Restate the whole listing word for word. Pictures are left out.

>>>

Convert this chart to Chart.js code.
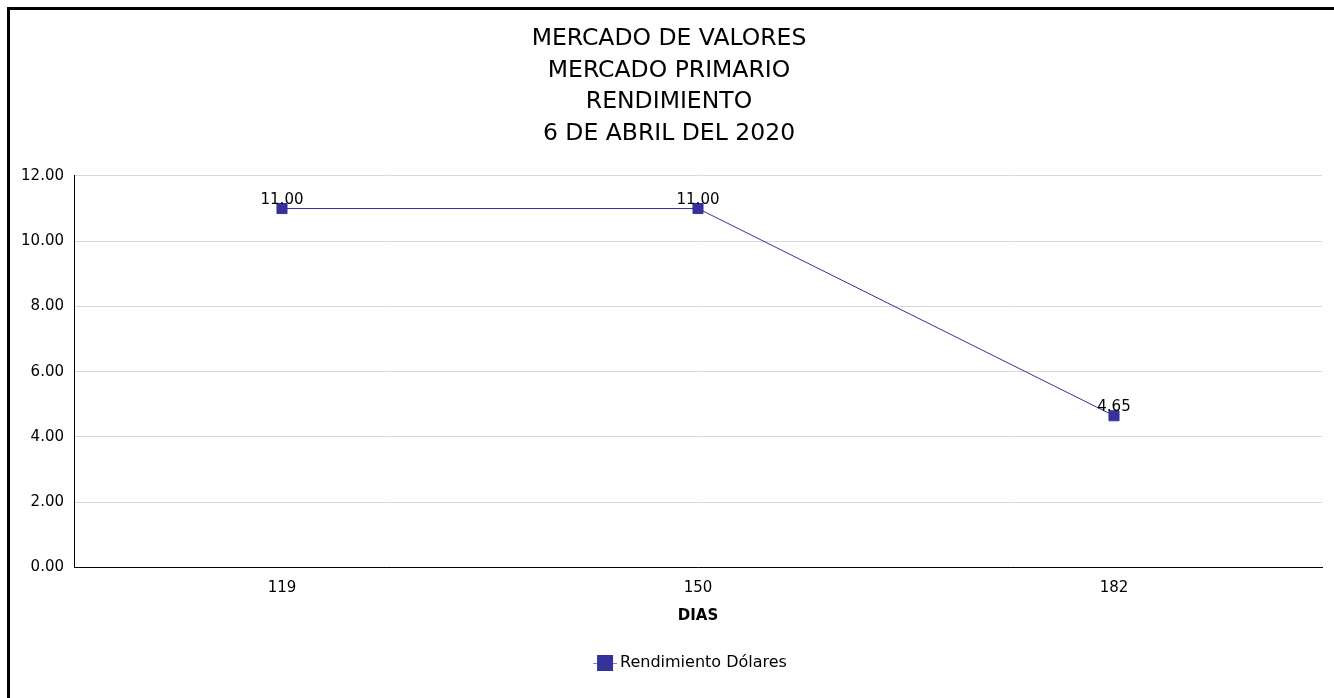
<!DOCTYPE html>
<html>
<head>
<meta charset="utf-8">
<script src="https://cdn.jsdelivr.net/npm/chart.js@4/dist/chart.umd.min.js"></script>
<style>
  html, body { margin: 0; padding: 0; background: #fff; overflow: hidden; }
  #frame {
    position: absolute; left: 7px; top: 7px;
    width: 2000px; height: 2000px;
    border: 3px solid #000; pointer-events: none;
  }
  canvas { position: absolute; left: 0; top: 0; }
</style>
</head>
<body>
<canvas id="myChart" width="1334" height="698"></canvas>
<div id="frame"></div>
<script>
const titleLines = ['MERCADO DE VALORES', 'MERCADO PRIMARIO', 'RENDIMIENTO', '6 DE ABRIL DEL 2020'];
const dias = ['119', '150', '182'];
const rendimientoDolares = [11.00, 11.00, 4.65];
const seriesName = 'Rendimiento Dólares';
const axisTitleX = 'DIAS';

const FONT = 'DejaVu Sans';
const NAVY = '#333399';

// legend symbol: short line with a square on it (transparent left part shifts it right)
const legendIcon = document.createElement('canvas');
legendIcon.width = 71;
legendIcon.height = 16;
(function () {
    const c = legendIcon.getContext('2d');
    c.strokeStyle = '#8080c0';
    c.lineWidth = 1;
    c.beginPath();
    c.moveTo(47, 8.5);
    c.lineTo(71, 8.5);
    c.stroke();
    c.fillStyle = NAVY;
    c.fillRect(51, 0, 16, 16);
})();

// values written above each point
const pointLabels = {
    id: 'pointLabels',
    afterDatasetsDraw(chart) {
        const ctx = chart.ctx;
        const meta = chart.getDatasetMeta(0);
        ctx.save();
        ctx.font = '15px "' + FONT + '"';
        ctx.fillStyle = '#000';
        ctx.textAlign = 'center';
        ctx.textBaseline = 'alphabetic';
        meta.data.forEach((pt, i) => {
            ctx.fillText(rendimientoDolares[i].toFixed(2), pt.x, pt.y - 5);
        });
        ctx.restore();
    }
};

const ctx = document.getElementById('myChart').getContext('2d');
const chart = new Chart(ctx, {
    type: 'line',
    data: {
        labels: dias,
        datasets: [{
            label: seriesName,
            data: rendimientoDolares,
            borderColor: NAVY,
            backgroundColor: NAVY,
            borderWidth: 1,
            pointStyle: 'rect',
            pointRadius: 7.1,
            pointBorderWidth: 1,
            pointBackgroundColor: NAVY,
            pointBorderColor: NAVY,
            tension: 0,
            fill: false
        }]
    },
    options: {
        responsive: false,
        animation: false,
        devicePixelRatio: 1,
        layout: { padding: { top: 23, right: 12, bottom: 17, left: 16 } },
        plugins: {
            title: {
                display: true,
                text: titleLines,
                color: '#000',
                font: { family: FONT, size: 23.5, weight: 'normal', lineHeight: 1.35 },
                padding: { top: 0, bottom: 26 }
            },
            legend: {
                display: true,
                position: 'bottom',
                labels: {
                    color: '#000',
                    font: { family: FONT, size: 16 },
                    usePointStyle: true,
                    pointStyle: legendIcon,
                    pointStyleWidth: 61,
                    padding: 10
                }
            },
            tooltip: { enabled: false }
        },
        scales: {
            x: {
                offset: true,
                grid: { display: false, drawTicks: false },
                border: { display: true, color: '#000', width: 1 },
                ticks: {
                    color: '#000',
                    font: { family: FONT, size: 15 },
                    padding: 12
                },
                title: {
                    display: true,
                    text: axisTitleX,
                    color: '#000',
                    font: { family: FONT, size: 15, weight: 'bold', lineHeight: 0.9 },
                    padding: { top: 0, bottom: 22 }
                }
            },
            y: {
                min: 0,
                max: 12,
                grid: { color: '#d9d9d9', drawTicks: false },
                border: { display: true, color: '#000', width: 1 },
                ticks: {
                    stepSize: 2,
                    color: '#000',
                    font: { family: FONT, size: 15 },
                    padding: 10,
                    callback: (v) => Number(v).toFixed(2)
                },
                afterFit: (scale) => { scale.width = 58; }
            }
        }
    },
    plugins: [pointLabels]
});
</script>
</body>
</html>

<<<

Exercise output:
Convert this chart to Chart.js code.
<!DOCTYPE html>
<html>
<head>
<meta charset="utf-8">
<script src="https://cdn.jsdelivr.net/npm/chart.js@4/dist/chart.umd.min.js"></script>
<style>
  html, body { margin: 0; padding: 0; background: #fff; overflow: hidden; }
  #frame {
    position: absolute; left: 7px; top: 7px;
    width: 2000px; height: 2000px;
    border: 3px solid #000; pointer-events: none;
  }
  canvas { position: absolute; left: 0; top: 0; }
</style>
</head>
<body>
<canvas id="myChart" width="1334" height="698"></canvas>
<div id="frame"></div>
<script>
const titleLines = ['MERCADO DE VALORES', 'MERCADO PRIMARIO', 'RENDIMIENTO', '6 DE ABRIL DEL 2020'];
const dias = ['119', '150', '182'];
const rendimientoDolares = [11.00, 11.00, 4.65];
const seriesName = 'Rendimiento Dólares';
const axisTitleX = 'DIAS';

const FONT = 'DejaVu Sans';
const NAVY = '#333399';

// legend symbol: short line with a square on it (transparent left part shifts it right)
const legendIcon = document.createElement('canvas');
legendIcon.width = 71;
legendIcon.height = 16;
(function () {
    const c = legendIcon.getContext('2d');
    c.strokeStyle = '#8080c0';
    c.lineWidth = 1;
    c.beginPath();
    c.moveTo(47, 8.5);
    c.lineTo(71, 8.5);
    c.stroke();
    c.fillStyle = NAVY;
    c.fillRect(51, 0, 16, 16);
})();

// values written above each point
const pointLabels = {
    id: 'pointLabels',
    afterDatasetsDraw(chart) {
        const ctx = chart.ctx;
        const meta = chart.getDatasetMeta(0);
        ctx.save();
        ctx.font = '15px "' + FONT + '"';
        ctx.fillStyle = '#000';
        ctx.textAlign = 'center';
        ctx.textBaseline = 'alphabetic';
        meta.data.forEach((pt, i) => {
            ctx.fillText(rendimientoDolares[i].toFixed(2), pt.x, pt.y - 5);
        });
        ctx.restore();
    }
};

const ctx = document.getElementById('myChart').getContext('2d');
const chart = new Chart(ctx, {
    type: 'line',
    data: {
        labels: dias,
        datasets: [{
            label: seriesName,
            data: rendimientoDolares,
            borderColor: NAVY,
            backgroundColor: NAVY,
            borderWidth: 1,
            pointStyle: 'rect',
            pointRadius: 7.1,
            pointBorderWidth: 1,
            pointBackgroundColor: NAVY,
            pointBorderColor: NAVY,
            tension: 0,
            fill: false
        }]
    },
    options: {
        responsive: false,
        animation: false,
        devicePixelRatio: 1,
        layout: { padding: { top: 23, right: 12, bottom: 17, left: 16 } },
        plugins: {
            title: {
                display: true,
                text: titleLines,
                color: '#000',
                font: { family: FONT, size: 23.5, weight: 'normal', lineHeight: 1.35 },
                padding: { top: 0, bottom: 26 }
            },
            legend: {
                display: true,
                position: 'bottom',
                labels: {
                    color: '#000',
                    font: { family: FONT, size: 16 },
                    usePointStyle: true,
                    pointStyle: legendIcon,
                    pointStyleWidth: 61,
                    padding: 10
                }
            },
            tooltip: { enabled: false }
        },
        scales: {
            x: {
                offset: true,
                grid: { display: false, drawTicks: false },
                border: { display: true, color: '#000', width: 1 },
                ticks: {
                    color: '#000',
                    font: { family: FONT, size: 15 },
                    padding: 12
                },
                title: {
                    display: true,
                    text: axisTitleX,
                    color: '#000',
                    font: { family: FONT, size: 15, weight: 'bold', lineHeight: 0.9 },
                    padding: { top: 0, bottom: 22 }
                }
            },
            y: {
                min: 0,
                max: 12,
                grid: { color: '#d9d9d9', drawTicks: false },
                border: { display: true, color: '#000', width: 1 },
                ticks: {
                    stepSize: 2,
                    color: '#000',
                    font: { family: FONT, size: 15 },
                    padding: 10,
                    callback: (v) => Number(v).toFixed(2)
                },
                afterFit: (scale) => { scale.width = 58; }
            }
        }
    },
    plugins: [pointLabels]
});
</script>
</body>
</html>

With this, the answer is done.